Autre facteur qui ne change pas : le premier ministre dispose d’un pouvoir somme toute limité, dans la mesure où les grandes décisions viennent d’en haut, de l’Élysée. Si Élisabeth Borne a été le visage à l’Assemblée nationale de l’imposition, parfois même sans vote, de réformes controversées, elle ne faisait que mettre en application la mission que le président lui avait confiée. Ainsi, même s’il veut laisser sa marque sur la fonction, Gabriel Attal est destiné à être étroitement lié à la politique d’un président largement plus impopulaire que lui, selon les sondages.

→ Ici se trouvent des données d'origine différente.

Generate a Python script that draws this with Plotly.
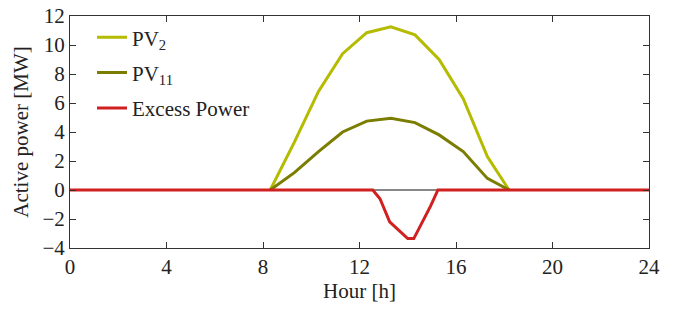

La France est une maison qui est délabrée, il faut changer les fondations et aujourd’hui on est en train de débattre si on doit refaire la peinture en magenta ou en bleu cyan , ironisait par exemple le député Louis Boyard, du parti de la France insoumise sur un plateau de télévision. Avant même de juger de l’impact de sa nomination sur ses ambitions politiques, dans l’éventualité où il décidait de se porter candidat aux élections présidentielles de 2027, Gabriel Attal sera confronté à un premier rendez-vous électoral dans quelques mois.
En juin, les citoyens des pays membres de l’Union européenne seront appelés aux urnes pour renouveler la composition du Parlement européen. Si Gabriel Attal ne sera pas lui-même directement confronté au choix des électeurs, la liste du président Macron, le parti Renaissance, le sera.
Et les derniers sondages montrent que le Rassemblement national de Marine Le Pen, dont le président Jordan Bardella est encore plus jeune que Gabriel Attal, dispose aussi d’une grande popularité. Le nouveau premier ministre, le quatrième à occuper ce poste depuis la première victoire d’Emmanuel Macron en 2017, n’a donc que quelques mois pour redonner de la vigueur au quinquennat du président. Quelques mois pour convaincre les électeurs que ce changement de garde n’est pas qu’un revêtement de façade à Matignon.